Evangelischer Pfarrer und Studienleiter, Religionspädagogisches Institut Darmstadt

Wenn niemand mehr an Gott glaubte

Wenn niemand mehr an Gott glaubte

Religionsunterricht im Abiturjahrgang. Wir tragen Ergebnisse aus Arbeitsgruppen zusammen. Es geht um die Frage: wie kann man angemessen von Gott sprechen? „Das ist eine schwierige Angelegenheit“, sagt Katja und formuliert damit, was viele erlebt haben, als sie in Gruppen verschiedene Texte studiert haben.

„Also, Feuerbach hat gesagt, Gott, das ist nur eine Projektion der Menschen“, beginnt Tim.

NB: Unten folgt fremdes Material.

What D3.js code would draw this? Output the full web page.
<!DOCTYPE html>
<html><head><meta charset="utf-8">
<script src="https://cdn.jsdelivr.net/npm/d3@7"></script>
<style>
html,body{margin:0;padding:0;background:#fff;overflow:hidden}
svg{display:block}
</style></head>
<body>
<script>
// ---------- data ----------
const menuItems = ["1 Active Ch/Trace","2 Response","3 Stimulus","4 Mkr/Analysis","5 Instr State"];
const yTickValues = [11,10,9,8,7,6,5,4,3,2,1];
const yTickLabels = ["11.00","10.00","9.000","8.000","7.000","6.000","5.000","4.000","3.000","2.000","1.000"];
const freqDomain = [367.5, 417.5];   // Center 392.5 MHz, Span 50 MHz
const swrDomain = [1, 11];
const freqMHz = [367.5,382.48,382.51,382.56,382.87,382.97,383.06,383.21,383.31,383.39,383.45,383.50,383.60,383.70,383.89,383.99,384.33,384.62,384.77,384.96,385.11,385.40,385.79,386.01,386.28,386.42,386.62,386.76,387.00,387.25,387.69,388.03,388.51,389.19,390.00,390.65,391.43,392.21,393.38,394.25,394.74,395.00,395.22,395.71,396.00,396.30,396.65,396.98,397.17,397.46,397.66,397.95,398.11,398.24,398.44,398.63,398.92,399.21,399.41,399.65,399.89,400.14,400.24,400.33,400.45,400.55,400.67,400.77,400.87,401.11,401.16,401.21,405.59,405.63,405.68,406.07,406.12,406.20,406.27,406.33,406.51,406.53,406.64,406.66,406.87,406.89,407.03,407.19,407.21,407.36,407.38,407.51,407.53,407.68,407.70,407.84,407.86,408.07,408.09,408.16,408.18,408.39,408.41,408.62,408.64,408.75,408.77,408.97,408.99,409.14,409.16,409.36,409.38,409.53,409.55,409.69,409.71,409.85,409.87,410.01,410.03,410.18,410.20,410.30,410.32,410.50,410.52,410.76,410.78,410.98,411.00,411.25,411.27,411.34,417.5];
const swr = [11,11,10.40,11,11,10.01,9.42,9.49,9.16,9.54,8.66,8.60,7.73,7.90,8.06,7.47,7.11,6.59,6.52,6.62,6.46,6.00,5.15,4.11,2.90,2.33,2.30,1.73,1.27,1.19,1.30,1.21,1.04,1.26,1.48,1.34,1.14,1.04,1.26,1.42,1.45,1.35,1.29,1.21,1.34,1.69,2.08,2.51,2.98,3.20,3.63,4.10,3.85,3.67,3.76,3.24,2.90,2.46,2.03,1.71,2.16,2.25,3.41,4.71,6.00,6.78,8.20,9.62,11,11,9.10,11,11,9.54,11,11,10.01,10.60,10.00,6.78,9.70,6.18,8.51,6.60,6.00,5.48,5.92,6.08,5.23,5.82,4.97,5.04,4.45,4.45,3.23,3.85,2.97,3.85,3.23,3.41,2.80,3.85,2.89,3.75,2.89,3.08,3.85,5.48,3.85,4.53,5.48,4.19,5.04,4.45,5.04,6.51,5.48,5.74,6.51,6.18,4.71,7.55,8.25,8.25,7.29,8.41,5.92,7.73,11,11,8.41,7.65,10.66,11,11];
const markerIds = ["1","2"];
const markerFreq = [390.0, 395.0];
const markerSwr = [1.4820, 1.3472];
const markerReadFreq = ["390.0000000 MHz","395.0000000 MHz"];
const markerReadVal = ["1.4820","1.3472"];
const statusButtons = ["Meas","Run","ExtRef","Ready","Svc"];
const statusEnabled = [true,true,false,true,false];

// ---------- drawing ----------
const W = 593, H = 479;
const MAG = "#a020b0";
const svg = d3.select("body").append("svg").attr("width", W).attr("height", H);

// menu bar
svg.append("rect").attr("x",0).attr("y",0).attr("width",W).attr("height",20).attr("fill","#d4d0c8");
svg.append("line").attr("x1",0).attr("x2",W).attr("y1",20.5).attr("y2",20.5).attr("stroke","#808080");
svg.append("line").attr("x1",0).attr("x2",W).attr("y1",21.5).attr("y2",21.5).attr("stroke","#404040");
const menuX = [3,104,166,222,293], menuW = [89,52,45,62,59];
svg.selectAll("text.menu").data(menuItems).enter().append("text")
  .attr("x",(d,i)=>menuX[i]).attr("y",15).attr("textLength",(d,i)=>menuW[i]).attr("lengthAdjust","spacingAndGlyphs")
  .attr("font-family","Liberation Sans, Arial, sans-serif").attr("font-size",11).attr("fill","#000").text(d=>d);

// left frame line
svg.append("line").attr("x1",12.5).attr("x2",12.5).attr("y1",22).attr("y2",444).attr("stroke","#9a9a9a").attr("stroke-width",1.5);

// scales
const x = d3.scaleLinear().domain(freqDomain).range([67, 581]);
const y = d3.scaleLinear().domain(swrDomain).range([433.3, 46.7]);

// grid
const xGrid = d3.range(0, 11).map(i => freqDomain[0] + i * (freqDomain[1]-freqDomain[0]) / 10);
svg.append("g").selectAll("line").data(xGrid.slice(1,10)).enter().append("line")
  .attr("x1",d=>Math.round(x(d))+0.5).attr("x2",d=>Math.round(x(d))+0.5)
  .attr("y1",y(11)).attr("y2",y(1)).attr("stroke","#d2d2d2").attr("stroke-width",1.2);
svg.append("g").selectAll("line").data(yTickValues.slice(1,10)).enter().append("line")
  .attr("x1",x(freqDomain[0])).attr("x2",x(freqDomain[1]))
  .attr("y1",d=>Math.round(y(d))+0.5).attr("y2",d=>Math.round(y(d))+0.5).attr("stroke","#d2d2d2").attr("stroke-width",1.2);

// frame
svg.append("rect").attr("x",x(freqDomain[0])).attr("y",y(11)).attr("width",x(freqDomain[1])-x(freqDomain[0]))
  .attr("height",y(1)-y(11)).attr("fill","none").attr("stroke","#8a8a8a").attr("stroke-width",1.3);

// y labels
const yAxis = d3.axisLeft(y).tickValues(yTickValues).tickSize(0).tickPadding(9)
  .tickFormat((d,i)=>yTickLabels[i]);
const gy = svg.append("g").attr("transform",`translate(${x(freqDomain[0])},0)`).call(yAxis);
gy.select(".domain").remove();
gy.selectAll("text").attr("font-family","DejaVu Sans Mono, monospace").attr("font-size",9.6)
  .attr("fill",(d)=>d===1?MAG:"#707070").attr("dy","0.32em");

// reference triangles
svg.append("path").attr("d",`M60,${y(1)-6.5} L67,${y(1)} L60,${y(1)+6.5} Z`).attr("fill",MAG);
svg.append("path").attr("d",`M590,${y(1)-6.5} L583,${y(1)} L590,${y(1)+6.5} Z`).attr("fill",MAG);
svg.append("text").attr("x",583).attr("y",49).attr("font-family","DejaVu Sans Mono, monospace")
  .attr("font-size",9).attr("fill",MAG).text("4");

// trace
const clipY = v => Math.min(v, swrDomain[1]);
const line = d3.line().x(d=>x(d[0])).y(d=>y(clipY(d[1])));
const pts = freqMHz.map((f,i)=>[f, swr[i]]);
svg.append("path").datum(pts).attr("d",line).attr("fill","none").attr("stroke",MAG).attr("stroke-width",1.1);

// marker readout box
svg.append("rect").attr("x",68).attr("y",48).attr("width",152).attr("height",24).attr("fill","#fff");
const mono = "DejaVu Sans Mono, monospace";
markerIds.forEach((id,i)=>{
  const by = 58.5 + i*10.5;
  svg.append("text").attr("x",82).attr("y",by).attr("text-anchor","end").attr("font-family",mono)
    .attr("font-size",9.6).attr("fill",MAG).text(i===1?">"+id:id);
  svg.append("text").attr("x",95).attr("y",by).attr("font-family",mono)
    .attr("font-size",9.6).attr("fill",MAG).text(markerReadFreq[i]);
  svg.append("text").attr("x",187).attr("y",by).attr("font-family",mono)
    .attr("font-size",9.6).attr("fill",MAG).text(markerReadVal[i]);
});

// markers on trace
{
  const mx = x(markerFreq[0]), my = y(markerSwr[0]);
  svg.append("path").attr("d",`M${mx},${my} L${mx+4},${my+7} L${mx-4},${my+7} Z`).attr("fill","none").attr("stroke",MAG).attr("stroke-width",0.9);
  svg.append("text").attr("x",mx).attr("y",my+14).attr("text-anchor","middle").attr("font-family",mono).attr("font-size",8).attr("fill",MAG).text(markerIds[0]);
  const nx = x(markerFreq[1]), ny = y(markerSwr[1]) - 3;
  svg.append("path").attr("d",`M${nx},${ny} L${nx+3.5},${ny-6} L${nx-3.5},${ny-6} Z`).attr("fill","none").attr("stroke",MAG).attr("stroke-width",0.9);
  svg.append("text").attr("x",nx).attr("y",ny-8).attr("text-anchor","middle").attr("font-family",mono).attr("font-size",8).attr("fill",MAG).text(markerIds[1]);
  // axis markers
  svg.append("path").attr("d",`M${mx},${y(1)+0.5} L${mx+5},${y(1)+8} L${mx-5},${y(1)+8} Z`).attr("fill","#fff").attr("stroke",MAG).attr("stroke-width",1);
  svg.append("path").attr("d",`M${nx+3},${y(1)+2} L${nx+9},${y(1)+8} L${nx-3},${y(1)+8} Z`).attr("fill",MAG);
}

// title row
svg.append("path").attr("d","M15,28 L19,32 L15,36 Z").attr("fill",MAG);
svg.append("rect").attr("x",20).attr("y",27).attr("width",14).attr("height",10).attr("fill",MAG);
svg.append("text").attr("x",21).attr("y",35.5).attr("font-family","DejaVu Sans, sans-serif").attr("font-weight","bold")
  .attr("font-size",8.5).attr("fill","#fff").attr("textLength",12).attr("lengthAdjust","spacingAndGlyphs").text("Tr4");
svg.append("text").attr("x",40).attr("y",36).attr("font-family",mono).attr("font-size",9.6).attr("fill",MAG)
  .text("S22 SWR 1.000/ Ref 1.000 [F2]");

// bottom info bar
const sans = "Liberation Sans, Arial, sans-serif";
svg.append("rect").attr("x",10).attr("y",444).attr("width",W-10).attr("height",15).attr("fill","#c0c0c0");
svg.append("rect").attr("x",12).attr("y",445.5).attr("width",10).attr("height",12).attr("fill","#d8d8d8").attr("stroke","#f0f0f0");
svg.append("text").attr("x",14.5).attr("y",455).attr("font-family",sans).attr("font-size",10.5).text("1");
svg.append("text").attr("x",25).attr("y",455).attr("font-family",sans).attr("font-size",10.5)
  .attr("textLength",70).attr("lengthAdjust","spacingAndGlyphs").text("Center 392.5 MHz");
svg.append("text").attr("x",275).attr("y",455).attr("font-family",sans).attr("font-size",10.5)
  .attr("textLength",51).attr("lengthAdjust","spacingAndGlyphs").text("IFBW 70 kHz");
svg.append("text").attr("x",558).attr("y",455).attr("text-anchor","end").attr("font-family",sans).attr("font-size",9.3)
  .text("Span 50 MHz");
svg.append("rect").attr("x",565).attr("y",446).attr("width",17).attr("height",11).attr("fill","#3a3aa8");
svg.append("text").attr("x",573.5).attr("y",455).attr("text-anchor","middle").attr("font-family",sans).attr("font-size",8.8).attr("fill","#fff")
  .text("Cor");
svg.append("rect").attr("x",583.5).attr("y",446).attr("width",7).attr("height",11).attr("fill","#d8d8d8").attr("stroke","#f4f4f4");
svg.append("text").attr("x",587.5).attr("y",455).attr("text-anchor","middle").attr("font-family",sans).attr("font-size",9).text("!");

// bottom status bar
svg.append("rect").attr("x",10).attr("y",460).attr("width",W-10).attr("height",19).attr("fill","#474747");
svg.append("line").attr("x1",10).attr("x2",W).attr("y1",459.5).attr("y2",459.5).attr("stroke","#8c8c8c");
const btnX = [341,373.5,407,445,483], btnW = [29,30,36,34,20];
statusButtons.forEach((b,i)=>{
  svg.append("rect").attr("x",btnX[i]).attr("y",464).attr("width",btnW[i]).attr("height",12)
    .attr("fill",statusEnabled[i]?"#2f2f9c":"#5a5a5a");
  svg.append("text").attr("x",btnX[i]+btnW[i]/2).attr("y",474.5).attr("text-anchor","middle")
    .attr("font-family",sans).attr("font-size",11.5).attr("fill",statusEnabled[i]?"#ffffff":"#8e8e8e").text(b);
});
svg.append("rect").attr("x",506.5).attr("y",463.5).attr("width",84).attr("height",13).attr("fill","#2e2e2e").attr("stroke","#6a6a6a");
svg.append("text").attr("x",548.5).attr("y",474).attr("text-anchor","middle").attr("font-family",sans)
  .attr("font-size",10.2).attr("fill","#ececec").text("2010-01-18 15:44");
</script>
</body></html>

Seine Gruppe hat sich mit dem Religionskritiker Ludwig Feuerbach beschäftigt. Er hat geschrieben: Die Menschen projizieren nur ihre eigenen Defizite an den Himmel. Weil sie selbst ungerecht sind, nennen sie Gott gerecht. Ihr Leben ist begrenzt, also nennen sie Gott ewig. Feuerbach meinte: Die Menschen schaffen sich ihre Götter selbst und wenn sie das endlich lassen würden, dann könnten sie sich statt um die Liebe zu Gott um die Liebe zu den Menschen kümmern.

„Was wäre eigentlich, wenn kein einziger Menschen auf der ganzen Welt mehr an Gott glauben würde“, fragt Jan, „gäbe es Gott dann überhaupt noch“? Nein, sagen einige, andere überlegen noch. „Das mit dem Konstruieren stimmt schon“, beginnt Tina. „Jeder Mensch konstruiert sich seine eigene Wirklichkeit. Die Wirklichkeit gibt’s nur im Kopf“, referiert sie „und bei jedem von uns ist sie ein bisschen anders, je nach dem, was wir erlebt und erfahren haben und was wir wahrnehmen können. Wir müssen annehmen, dass es noch viel mehr gibt, als wir wahrnehmen können, auf jeden Fall auch Gott.“

Christoph sagt: „Dann gehört Gott zu dem, was jenseitig ist, irgendwie unverfügbar, aber doch da“. Seine Gruppe hat einen Text von Paulus aus dem Neuen Testament gelesen. „Jetzt können wir Gott nur sehr bruchstückhaft erkennen, wie in einem antiken Spiegel“, hat Paulus geschrieben. „Die Spiegel waren damals noch ziemlich trübe“, erklärt Christoph „und man hat darin nur sehr schemenhaft und verschwommen gesehen. Aber Paulus meint, dass wir Gott später einmal ganz erkennen können und dass von Gottes Seite her längst alles glasklar ist. Gott kennt uns schon längst.“ (1.Kor 13,12)

Wenn also wirklich kein einziger Mensch mehr an Gott glaubte, dann wäre Gott trotzdem da, nicht in der Wirklichkeit der Menschen, aber doch jenseits des Spiegels, uns in Liebe zugewandt.